Thrasher grew up in Springfield, Virginia, and graduated from West Springfield High School in 2015. She is the daughter of Roger and Valerie Thrasher and has two older brothers. She graduated summa cum laude from West Virginia University in 2019, where she majored in biomedical engineering.

Thrasher serves on the athlete advisory team for Country Roads Trust, a West Virginia-based company formed in 2022 to help student-athletes take advantage of their new ability to monetize their Name, Image, and Likeness. Other WVU alumni on the advisory team include former NBA player Jerry West, former NFL player Pat McAfee, and gymnast Jaida Lawrence Hart.

==2016 Rio Olympics==

===10m air rifle===
Thrasher received the first gold medal awarded at the 2016 Summer Olympics in Rio de Janeiro.
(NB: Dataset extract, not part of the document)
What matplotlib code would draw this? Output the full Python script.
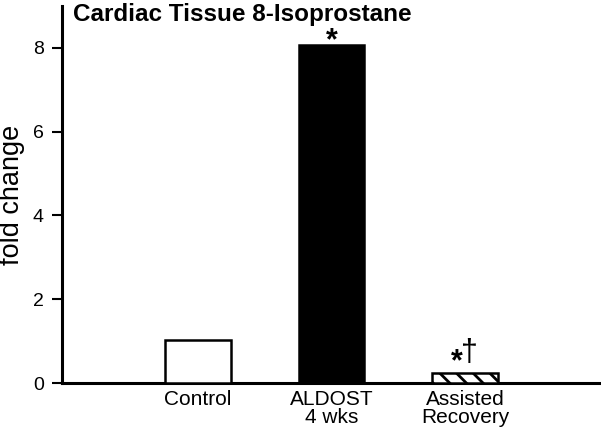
import numpy as np
from matplotlib import pyplot as plt

plt.rcParams['font.family'] = ['Liberation Sans', 'DejaVu Sans']
plt.rcParams['hatch.linewidth'] = 2.0

# data
groups = ["Control", "ALDOST\n4 wks", "Assisted\nRecovery"]
fold_change = [1.02, 8.07, 0.24]
marks = ["", "*", "*\u2020"]

fig = plt.figure(figsize=(6.01, 4.33), dpi=100)
ax = fig.add_axes([62/601, 50/433, 538/601, 377/433])

x = np.arange(len(groups))
bars = ax.bar(x, fold_change, width=0.49, edgecolor='black', linewidth=1.8,
              color=['white', 'black', 'white'], zorder=3)
bars[2].set_hatch('\\\\')

# significance marks: asterisk centred over bar, dagger to its right
for xi, v, m in zip(x, fold_change, marks):
    if m == "*":
        ax.text(xi, v + 0.08, "*", ha='center', va='center', fontsize=22,
                fontweight='bold')
    elif m:
        ax.text(xi - 0.065, v + 0.26, "*", ha='center', va='center', fontsize=22,
                fontweight='bold')
        ax.text(xi + 0.035, v + 0.48, "\u2020", ha='center', va='center',
                fontsize=22)

ax.set_xlim(-1.02, 3.01)
ax.set_ylim(0, 9)
ax.set_yticks([0, 2, 4, 6, 8])
ax.set_xticks(x)
ax.set_xticklabels(groups, fontsize=15, linespacing=0.95)
ax.tick_params(axis='x', length=0, pad=5)
ax.tick_params(axis='y', length=7, width=1.5, labelsize=14, pad=6)

for s in ['top', 'right']:
    ax.spines[s].set_visible(False)
for s in ['left', 'bottom']:
    ax.spines[s].set_linewidth(2.2)

ax.set_ylabel("fold change", fontsize=19.5, labelpad=6)
fig.text(73/601, 1 - 15/433, "Cardiac Tissue 8-Isoprostane", fontsize=17.5,
         fontweight='bold', va='center', ha='left')

fig.savefig("out.png", dpi=100)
She qualified 6th in the first round of the women's 10m air rifle competition with a score of 416.3. She went on to win the final of that event with an Olympic Record score of 208.0, one point ahead of silver medalist Du Li of China.

===50m rifle three positions===
Thrasher missed the finals of the 50m rifle three positions by one point, finishing with a score of 581.

== College career ==
Ginny Thrasher was a member of the West Virginia University Rifle Team from 2015-2019. During that time, she earned twelve All-American Honors as well as two NCAA individual titles and two team NCAA team titles.